We both had a drink while we looked through the all day menu. There was a choice of à la carte or a table d’hote menu priced at £15.75 for two courses and coffee. We decided to choose from the à la carte menu which had a choice of seven starters and ten main courses.

I liked the choice of fish and was torn between the pan fried scallops on Lincolnshire black pudding with crispy bacon and mustard sauce or the lobster and crayfish ‘Tian’ on a bed of dressed baby leaves. The lobster won and my very generous portion was crammed with plump meaty chunks. I paused only to taste my companion’s chicken liver and brandy pate served with Cumberland sauce and toasted homemade bread. The bread is made fresh, twice daily on the premises and I tried both the wholemeal platt and the white, cheese topped loaf which were both warm when they arrived at our table. We both agreed that our starters would also have made a very satisfactory light lunch option in their own right.

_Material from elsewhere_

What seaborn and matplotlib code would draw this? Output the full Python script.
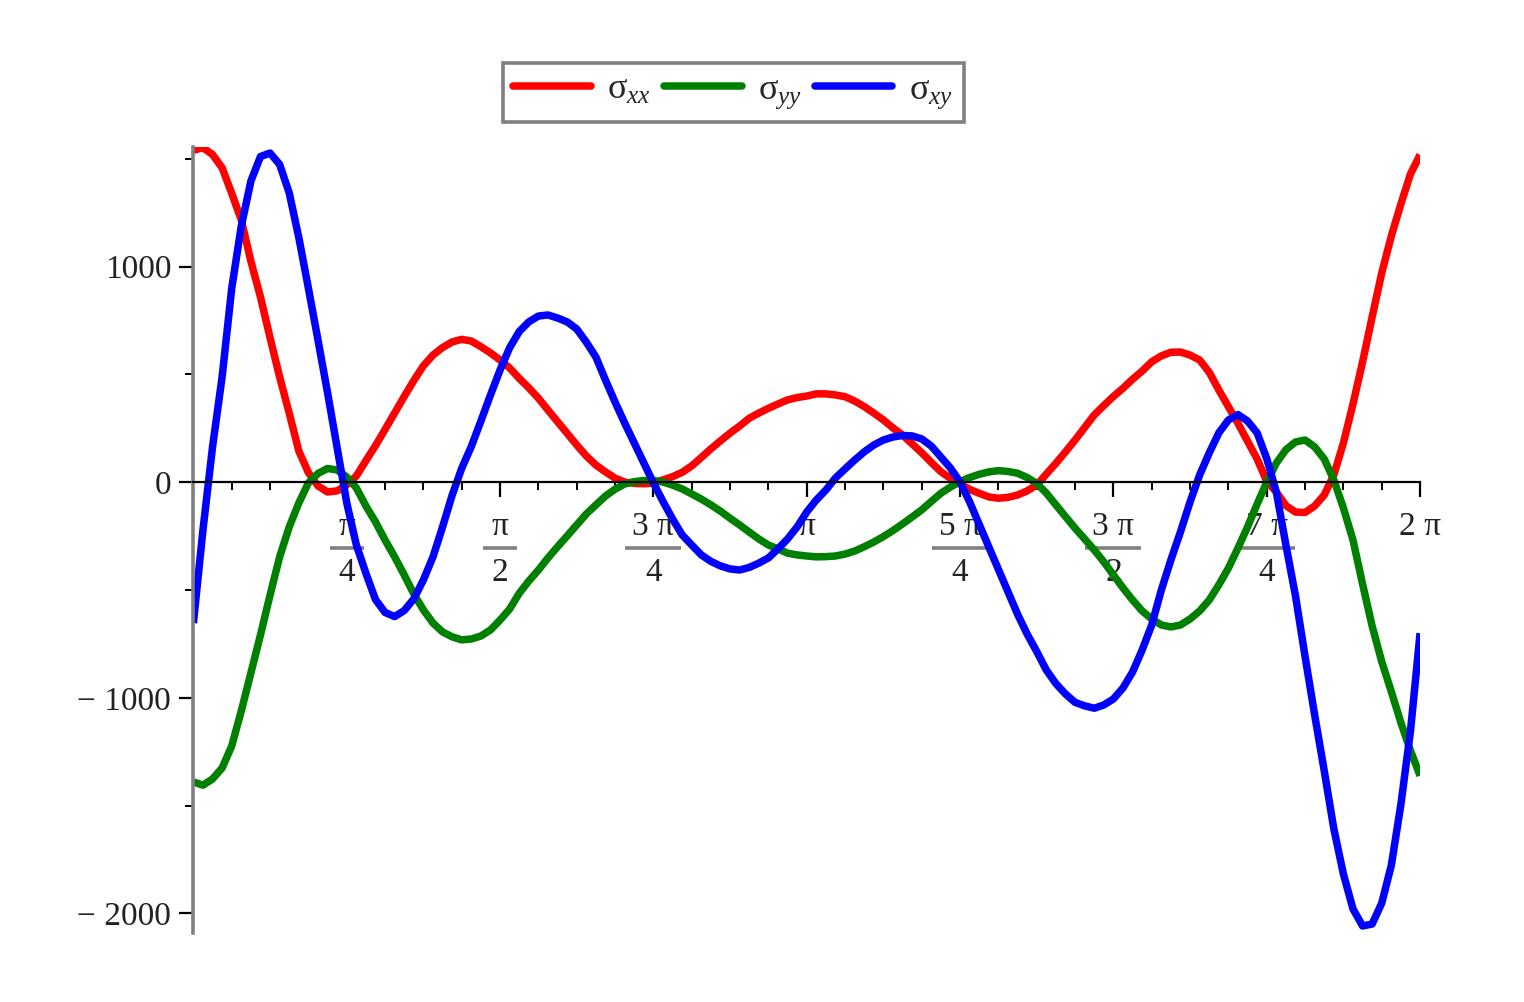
import numpy as np
import pandas as pd
import matplotlib
matplotlib.use("Agg")
import matplotlib.pyplot as plt
from matplotlib.lines import Line2D
import seaborn as sns

# sampling angles: values every pi/64 on [0, 2pi]
theta = np.linspace(0, 2 * np.pi, 129)

sigma_xx = [1540, 1552, 1520, 1458, 1340, 1216, 1025, 859, 670, 488, 320, 145, 45, -17,
            -45, -40, -12, 29, 100, 170, 245, 322, 398, 472, 540, 590, 625, 651, 663,
            655, 629, 600, 567, 530, 482, 438, 390, 335, 281, 227, 173, 122, 80, 48, 19,
            1, -5, -7, -3, 11, 26, 46, 76, 115, 155, 192, 228, 261, 297, 321, 343, 363,
            382, 393, 400, 410, 410, 405, 397, 377, 351, 321, 289, 252, 219, 178, 137,
            92, 49, 18, -8, -33, -51, -68, -74, -70, -59, -40, -13, 38, 88, 141, 196,
            254, 312, 356, 398, 436, 478, 516, 559, 586, 603, 604, 590, 567, 510, 428,
            350, 273, 190, 108, 5, -45, -108, -138, -140, -110, -59, 34, 182, 363, 558,
            767, 971, 1142, 1291, 1430, 1519]
sigma_yy = [-1390, -1405, -1376, -1325, -1223, -1060, -884, -708, -523, -346, -207, -96,
            -3, 41, 64, 57, 25, -26, -110, -184, -268, -346, -430, -518, -592, -653, -694,
            -717, -731, -727, -713, -685, -639, -588, -515, -458, -407, -351, -299, -249,
            -198, -147, -105, -64, -32, -8, 3, 8, 8, 1, -13, -31, -54, -78, -105, -134,
            -167, -198, -231, -263, -291, -309, -329, -337, -342, -346, -345, -342, -333,
            -319, -299, -277, -252, -224, -193, -161, -128, -89, -51, -22, 3, 22, 37, 48,
            54, 50, 42, 22, -5, -50, -105, -159, -213, -263, -314, -369, -430, -490, -546,
            -597, -634, -662, -671, -662, -634, -597, -546, -476, -398, -305, -207, -101,
            0, 89, 151, 187, 196, 164, 108, 11, -119, -268, -472, -667, -832, -971, -1115,
            -1245, -1361]
sigma_xy = [-653, -220, 165, 490, 900, 1189, 1397, 1511, 1527, 1474, 1342, 1135, 900, 660,
            415, 160, -95, -290, -422, -544, -604, -623, -595, -541, -453, -346, -207, -60,
            65, 166, 284, 405, 521, 624, 699, 744, 771, 776, 762, 744, 711, 650, 581, 474,
            372, 275, 182, 90, -3, -89, -170, -244, -291, -337, -367, -388, -402, -407,
            -395, -375, -351, -309, -263, -207, -138, -82, -36, 20, 62, 103, 141, 173, 196,
            210, 217, 215, 201, 168, 117, 66, 1, -91, -196, -300, -404, -509, -612, -704,
            -785, -871, -934, -982, -1021, -1037, -1048, -1033, -1005, -954, -880, -778,
            -662, -500, -360, -230, -91, 34, 136, 229, 289, 314, 284, 229, 110, -45, -291,
            -527, -808, -1079, -1338, -1607, -1817, -1979, -2058, -2049, -1952, -1777,
            -1494, -1154, -700]

series_names = ["σ$_{xx}$", "σ$_{yy}$", "σ$_{xy}$"]
series_colors = ["#ff0000", "#008000", "#0000ff"]

# x ticks in units of pi, drawn as stacked fractions
xtick_pi = [0.25, 0.5, 0.75, 1.0, 1.25, 1.5, 1.75, 2.0]
xtick_num = ["π", "π", "3 π", "π", "5 π", "3 π", "7 π", "2 π"]
xtick_den = ["4", "2", "4", "", "4", "2", "4", ""]
ytick_values = [-2000, -1000, 0, 1000]
ytick_labels = ["\u2212 2000", "\u2212 1000", "0", "1000"]
yminor_values = [-1500, -500, 500, 1500]

df = pd.DataFrame({
    "theta": np.tile(theta, 3),
    "stress": np.concatenate([sigma_xx, sigma_yy, sigma_xy]),
    "component": np.repeat(series_names, len(theta)),
})

sns.set_style("white")
plt.rcParams["font.family"] = ["Liberation Serif", "DejaVu Serif"]
plt.rcParams["mathtext.fontset"] = "custom"
plt.rcParams["mathtext.rm"] = "Liberation Serif"
plt.rcParams["mathtext.it"] = "Liberation Serif:italic"

fig = plt.figure(figsize=(15.24, 10.02), dpi=100)
ax = fig.add_axes([0.1269, 0.0690, 0.8049, 0.7847])

sns.lineplot(data=df, x="theta", y="stress", hue="component",
             palette=dict(zip(series_names, series_colors)), linewidth=5.4,
             estimator=None, sort=False, legend=False, ax=ax)
for ln in ax.get_lines():
    ln.set_solid_joinstyle("round")
    ln.set_solid_capstyle("butt")

ax.set_xlim(0, 2 * np.pi)
ax.set_ylim(-2090, 1557)
ax.set_xlabel("")
ax.set_ylabel("")

for s in ["top", "right"]:
    ax.spines[s].set_visible(False)
ax.spines["bottom"].set_position(("data", 0))
ax.spines["bottom"].set_color("black")
ax.spines["bottom"].set_linewidth(1.6)
ax.spines["left"].set_color("#808080")
ax.spines["left"].set_linewidth(2.6)

ax.set_xticks(np.array(xtick_pi) * np.pi)
ax.set_xticklabels([])
ax.set_xticks(np.arange(1, 32) * np.pi / 16, minor=True)
ax.tick_params(axis="x", which="both", bottom=True, direction="out", color="black")
ax.tick_params(axis="x", which="major", length=11, width=1.6)
ax.tick_params(axis="x", which="minor", length=6, width=1.4)

ax.set_yticks(ytick_values, ytick_labels)
ax.set_yticks(yminor_values, minor=True)
ax.tick_params(axis="y", which="both", left=True, direction="out", color="black")
ax.tick_params(axis="y", which="major", length=10, width=1.6, labelsize=24, pad=6,
               labelcolor="#222222")
ax.tick_params(axis="y", which="minor", length=6, width=1.4)

# fraction style tick labels below the x axis
for t, num, den in zip(xtick_pi, xtick_num, xtick_den):
    x = t * np.pi
    ax.text(x, -207, num, ha="center", va="center", fontsize=24, color="#222222", zorder=1)
    if den:
        ax.plot([x], [-305], marker="_", ms=25 if len(num) == 1 else 41, mew=2.6,
                color="#808080", zorder=1, clip_on=False)
        ax.text(x, -418, den, ha="center", va="center", fontsize=24, color="#222222", zorder=1)

handles = [Line2D([], [], color=c, lw=5.4) for c in series_colors]
leg = ax.legend(handles, series_names, loc="center", bbox_to_anchor=(0.481, 0.9077),
                bbox_transform=fig.transFigure, ncol=3, frameon=True, fancybox=False,
                edgecolor="#808080", framealpha=1, fontsize=26, handlelength=2.15,
                handletextpad=0.45, columnspacing=0.35, borderpad=0.3)
leg.get_frame().set_linewidth(2.6)

fig.savefig("out.png", dpi=100)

For our main course we chose grilled Lincolnshire sirloin with a Bearnaise sauce for my fellow diner and I had the pancetta wrapped sea bass fillet, on lemon mash with saffron mussel cream and cabbage ‘seaweed’. Both dishes were very attractively presented, especially the fish and dark mussel shells contrasting with the vibrant colour of the saffron sauce.

The sauce was light and did not overpower the fish and the hint of lemon in the mash refreshed the palate. The portion was very generous and I could not quite finish my meal as I was determined to try one of the homemade desserts. My companion commented on the flavour of his steak and its tenderness. He had been asked how he would like it served and it came cooked to perfection. He didn’t quite manage to finish his portion either so be ready for this generosity on the plate.

My companion settled for a double espresso to follow while I opted for a crème caramel with caramel oranges. This dessert was one of five on the menu as well as a superb cheese board which offered a selection of up to ten cheeses, some local and others continental.

My dessert was as pretty as a picture and a very nostalgic dessert. Homemade crème caramel is comfort food I remember from my childhood with the added zest of the fresh orange, caramelised rounds. I finished my meal with a cappuccino.

The Carre Arms Hotel can boast accomplished chefs and kitchen that are committed to serving this calibre of food throughout the day. In addition there is an extensive bar menu so the variety and flexibility of eating options means it would be hard to imagine all tastes and appetites could not be accommodated.

The Cunagos work hard to maintain the quality of the hotel which was built by the owner of the Bass Maltings to entertain his guests and they offer thirteen en-suite rooms.

Whatever time of the day you choose to visit, one thing you can be sure, the chef will not have gone home and you have the opportunity for nine and a half hours every day to sample this menu. Bon Appetit!